Limited supply of real estate assets—particularly properties which have the high environmental standards being demanded by occupiers—as well as the boost provided to rental income by inflation are positives amid persistent uncertainty in the European real estate market, according to a panel of executives during the 2023 ULI Europe Conference.

Europe’s real estate market is struggling with a subdued investment market and a decrease in values owing to dramatic increases in financing costs. Investment in property during the first quarter of 2023 fell to its lowest level in 11 years, data provider MSCI Real Assets said in April.

But inflation—which was 6.1 percent in May—is increasing rental income for investors, helping to offset price declines in the industry, reported the panel, which convened during the four-day event in Madrid in June to explore “New Highs Amid Uncertain Times.”

Brad Hyler, managing partner, real estate and head of real estate in Europe for Brookfield Asset Management, added that there had been no discernible slowdown in tenant demand, with occupancy rates “extremely high across pretty much all asset classes,” helped by index-linked leases.

“We keep waiting to see some deceleration, particularly in the hospitality segment, where we have potentially more price-conscious consumers, but we just haven’t seen it yet,” Hyler explained, adding: “We are seeing real rental growth, double-digit [growth] in some asset classes like student housing and logistics.”

Annette Kroger, chief executive office, Europe for real estate manager PIMCO Real Estate, said that the company was witnessing an inflation hedge in real estate and that is a “positive for the industry”.

The value of the region’s commercial real estate fell 10.8 percent in the year to March 2022, according to MSCI. Kroger, however, said lack of supply would help the market given the likelihood of a continued slowdown in development due to soaring construction and borrowing costs.

This lack of supply, combined with strong employment was also providing resilience for some offices, said Hyler: “In many markets [we invest in] class A offices, which I would certainly differentiate from class B offices, and supply is very tight, rents are growing,” he reported.

Green Offices

The panel went on to say that despite wider issues for the office sector, an opportunity existed to create a new breed of offices that are being demanded in a post-covid era—and confirmed debt finance was available for this.

Hyler explained. “One of the most important equations in real estate is supply and demand and there isn’t enough supply of class A buildings that have been renovated, which are sustainable and have the amenities that occupiers want.”

Kroger added that PIMCO is targeting outdated assets in good locations that could be brought up to the latest environmental standards, and decarbonisation to maintain values is a “high strategic priority”.

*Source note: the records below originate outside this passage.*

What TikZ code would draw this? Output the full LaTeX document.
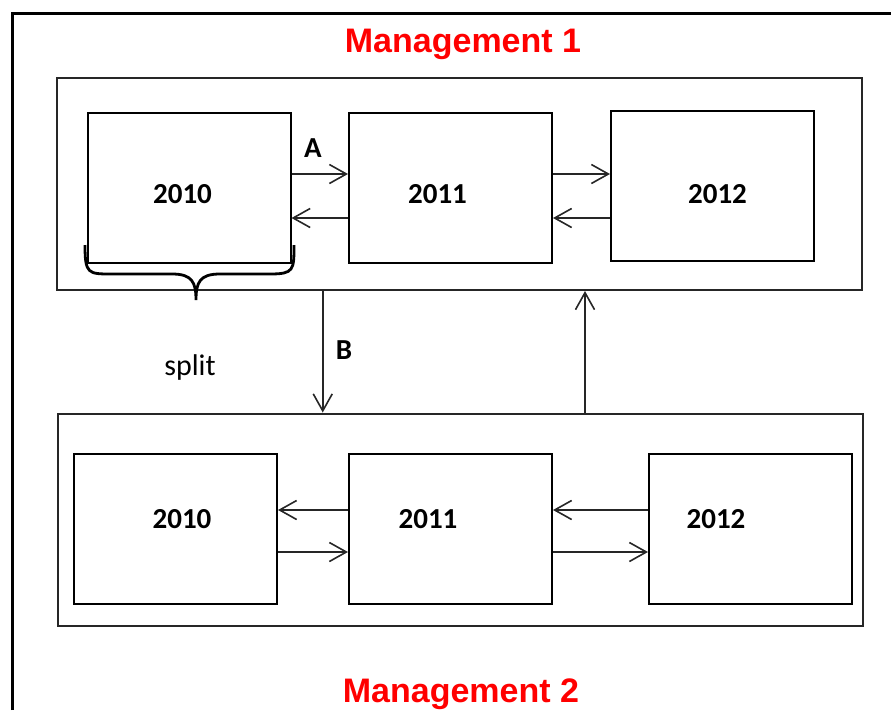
\documentclass[tikz,border=0pt]{standalone}
\usepackage{fontspec}
\setmainfont{Carlito}
\newfontfamily\titlefont{Liberation Sans}
\usetikzlibrary{arrows.meta,calc,positioning}

\tikzset{
  yearbox/.style={draw, line width=2pt, minimum width=203pt, minimum height=150pt, inner sep=0pt},
  yeartext/.style={font=\fontsize{29}{32}\selectfont\bfseries},
  group/.style={draw, line width=2pt, draw=black!85, minimum width=805pt, minimum height=212pt, inner sep=0pt},
  arr/.style={-{Straight Barb[length=17pt,width=19pt]}, line width=1.6pt, draw=black!85},
  title/.style={text=red, font=\titlefont\fontsize{34}{38}\selectfont\bfseries},
  tag/.style={font=\fontsize{29}{32}\selectfont\bfseries},
}

\begin{document}
\begin{tikzpicture}[x=1pt,y=-1pt]
\useasboundingbox (0,0) rectangle (891,710);
% The outer frame runs off the page to the right and at the bottom
\draw[line width=3pt] (12,710) -- (12,13) -- (891,13);
% The two groups, one for each management
\node[group] (m1) at (459.5,184) {};
\node[group] (m2) at (460,519.5) {};
% Years of the first management
\node[yearbox] (u10) at (189,188) {};
\node[yearbox] (u11) at (450.5,188) {};
\node[yearbox] (u12) at (712.5,186) {};
\node[yeartext] (u10t) at (182.5,194) {2010};
\node[yeartext] (u11t) at (437.5,194) {2011};
\node[yeartext] (u12t) at (717.5,194) {2012};
% Years of the second management
\node[yearbox] (l10) at (175.5,529) {};
\node[yearbox] (l11) at (450.5,529) {};
\node[yearbox] (l12) at (750.5,529) {};
\node[yeartext] (l10t) at (182,519) {2010};
\node[yeartext] (l11t) at (428,519) {2011};
\node[yeartext] (l12t) at (716,519) {2012};
% Titles
\node[title, anchor=base] (t1) at (463,52) {Management 1};
\node[title, anchor=base] (t2) at (461,702) {Management 2};
% Arrows between the years, upper row
\draw[arr] ([yshift=14pt]u10.east) -- ([yshift=14pt]u11.west);
\draw[arr] ([yshift=-30pt]u11.west) -- ([yshift=-30pt]u10.east);
\draw[arr] ([yshift=14pt]u11.east) -- ([yshift=14pt]u11.east -| u12.west);
\draw[arr] ([yshift=-30pt]u11.east -| u12.west) -- ([yshift=-30pt]u11.east);
\node[tag] (la) at (313,148) {A};
% Arrows between the years, lower row
\draw[arr] ([yshift=19pt]l11.west) -- ([yshift=19pt]l10.east);
\draw[arr] ([yshift=-23pt]l10.east) -- ([yshift=-23pt]l11.west);
\draw[arr] ([yshift=19pt]l12.west) -- ([yshift=19pt]l11.east);
\draw[arr] ([yshift=-23pt]l11.east) -- ([yshift=-23pt]l12.west);
% Arrows between the two groups
\coordinate (bx) at ($(u10.east)!.5!(u11.west)+(3,0)$);
\coordinate (ux) at ($(u11.east)!.5!(u12.west)+(3.5,0)$);
\draw[arr] (m1.south -| bx) -- (m2.north -| bx);
\draw[arr] (m2.north -| ux) -- (m1.south -| ux);
\node[tag] (lb) at (344,350) {B};
% The brace under the first 2010
\coordinate (tip) at (196,300);
\draw[line width=2.8pt] (85,245) .. controls (85,274) and (88,274) .. (112,274) -- (172,274)
  .. controls (192,274) and (196,282) .. (tip)
  .. controls (196,282) and (200,274) .. (220,274) -- (270,274)
  .. controls (294,274) and (294,270) .. (294,245);
\node[font=\fontsize{30}{34}\selectfont, anchor=base] (split) at (190,375) {split};
\end{tikzpicture}
\end{document}
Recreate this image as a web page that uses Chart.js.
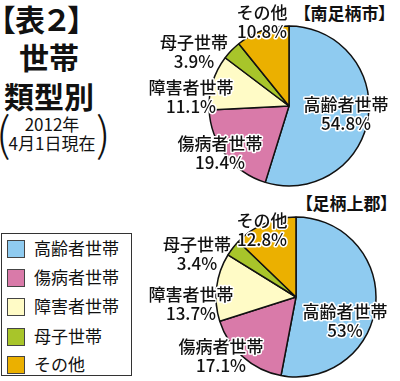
<!DOCTYPE html>
<html>
<head>
<meta charset="utf-8">
<script src="https://cdn.jsdelivr.net/npm/chart.js@4"></script>
<style>
  body { margin: 0; background: #fff; }
  #wrap { position: relative; width: 400px; height: 381px; overflow: hidden;
          font-family: "Noto Sans CJK JP", "Noto Sans", sans-serif; color: #111; }
  canvas { position: absolute; left: 0; top: 0; }
  .abs { position: absolute; white-space: nowrap; font-feature-settings: "palt"; }
  .big { font-size: 30px; font-weight: 700; line-height: 1; }
  .small { font-family: "Noto Sans CJK JP", "Noto Sans", sans-serif; font-size: 17px;
           line-height: 1; width: 104px; text-align: center; left: 0; }
  .paren { font-size: 46px; line-height: 1; font-weight: 300; }
  .region { font-size: 17px; font-weight: 700; line-height: 1; }
  #legend { position: absolute; left: 1px; top: 233px; width: 129px; height: 141px;
            border: 1.5px solid #333; }
  .item { position: absolute; left: 5px; height: 20px; font-size: 17px; line-height: 20px; }
  .sw { position: absolute; left: 0; top: 1px; width: 16px; height: 16px; border: 1px solid #444; }
  .item span { position: absolute; left: 27px; top: -1px; white-space: nowrap; }
</style>
</head>
<body>
<div id="wrap">
  <div class="abs big" style="left:0px;top:3px;">【表２】</div>
  <div class="abs big" style="left:19px;top:41px;">世帯</div>
  <div class="abs big" style="left:4px;top:80px;">類型別</div>
  <div class="abs paren" style="left:-4px;top:108px;">(</div>
  <div class="abs paren" style="left:96px;top:108px;">)</div>
  <div class="abs small" style="top:115px;">2012年</div>
  <div class="abs small" style="top:134px;">4月1日現在</div>
  <div class="abs region" style="left:302px;top:4px;">【南足柄市】</div>
  <div class="abs region" style="left:304px;top:194px;">【足柄上郡】</div>
  <div id="legend"></div>
  <canvas id="pie1" width="400" height="381"></canvas>
  <canvas id="pie2" width="400" height="381"></canvas>
</div>
<script>
// categories and values (percent)
const categories = ["高齢者世帯", "傷病者世帯", "障害者世帯", "母子世帯", "その他"];
const minamiValues = [54.8, 19.4, 11.1, 3.9, 10.8];
const kamiValues = [53, 17.1, 13.7, 3.4, 12.8];

const colors = ["#8fcbf0", "#d97aa9", "#fffbc6", "#a8c52a", "#ebb000"];

// label block offsets from the pie centre
const minamiLabelPos = [[57, 9], [-69, 48], [-98, -8], [-95, -53], [-27, -83]];
const kamiLabelPos = [[49, 25], [-75, 60], [-105, 8], [-99, -42], [-34, -66]];

// LEGEND
const legend = document.getElementById("legend");
const rowTops = [5, 34, 63, 93, 121];
categories.forEach((c, i) => {
    const d = document.createElement("div");
    d.className = "item";
    d.style.top = rowTops[i] + "px";
    d.innerHTML = `<div class="sw" style="background:${colors[i]}"></div><span>${c}</span>`;
    legend.appendChild(d);
});

const pieLabels = {
    id: "pieLabels",
    afterDraw(chart, args, opts) {
        const ctx = chart.ctx;
        const arc = chart.getDatasetMeta(0).data[0];
        const cx = arc.x, cy = arc.y;
        const vals = chart.data.datasets[0].data;
        ctx.save();
        ctx.font = '500 17px "Noto Sans CJK JP"';
        ctx.textAlign = "center";
        ctx.textBaseline = "middle";
        ctx.lineJoin = "round";
        chart.data.labels.forEach((lab, i) => {
            const x = cx + opts.pos[i][0];
            const y = cy + opts.pos[i][1];
            const lines = [lab, vals[i] + "%"];
            lines.forEach((t, k) => {
                const ty = y + (k === 0 ? -10 : 9);
                ctx.strokeStyle = "#fff";
                ctx.lineWidth = 3;
                ctx.strokeText(t, x, ty);
                ctx.fillStyle = "#111";
                ctx.fillText(t, x, ty);
            });
        });
        ctx.restore();
    }
};

function makePie(id, values, padding, pos) {
    return new Chart(document.getElementById(id), {
        type: "pie",
        data: {
            labels: categories,
            datasets: [{
                data: values,
                backgroundColor: colors,
                borderColor: "#111",
                borderWidth: 1.5
            }]
        },
        options: {
            responsive: false,
            animation: false,
            events: [],
            radius: 80,
            layout: { padding: padding },
            plugins: {
                legend: { display: false },
                tooltip: { enabled: false },
                pieLabels: { pos: pos }
            }
        },
        plugins: [pieLabels]
    });
}

makePie("pie1", minamiValues, { left: 178, right: 0, top: 0, bottom: 169 }, minamiLabelPos);
makePie("pie2", kamiValues, { left: 192, right: 0, top: 213, bottom: 0 }, kamiLabelPos);
</script>
</body>
</html>
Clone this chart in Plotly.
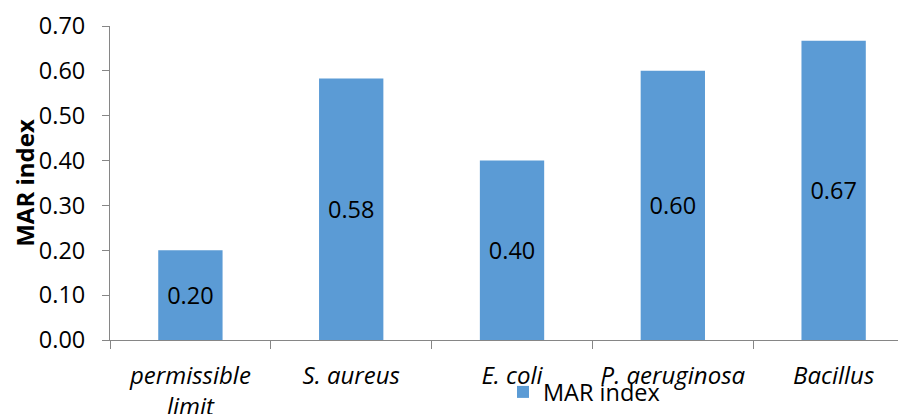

She explained: “I think this will be a big theme going forward as that pressure continues to be in the market. It seems there is slightly less focus on ESG in the U.S. these days but in Europe, that is absolutely not the case. E.U. regulation is putting pressure on investors but equally, it is the sustainability agenda of corporate occupiers, owners and investment managers that will trigger continued investment.”

Rohan Sikri, senior partner of The Xander Group, which heads the firm’s real estate investment program in Asia, also said sustainability was “very high on the agenda” in India, where it has invested $5 billion since 2005.

Renewable Energy

Sikri explained: “It is actually economically rewarding to implement sustainability, especially in terms of [energy]. India is a big importer of energy, which means costs, especially for commercial and industrial are quite high. If you have the ability to go green [firm’s can] actually bring down costs by 50 percent.”

Hyler confirmed that investment in renewable energy was also an area of opportunity for Brookfield in Europe. In May, the company, which invests in renewable power assets, agreed a 15-year power purchasing agreement with Canary Wharf Group, owner of London’s Canary Wharf estate.

The project will support the construction of a wind farm and provide retail, office occupiers and residents across the 150-acres estate with electricity. “As the marginal cost of developing renewables has come down, there is an opportunity to reduce operating expense by procuring renewable power. It [also] gives you that security of a power supply.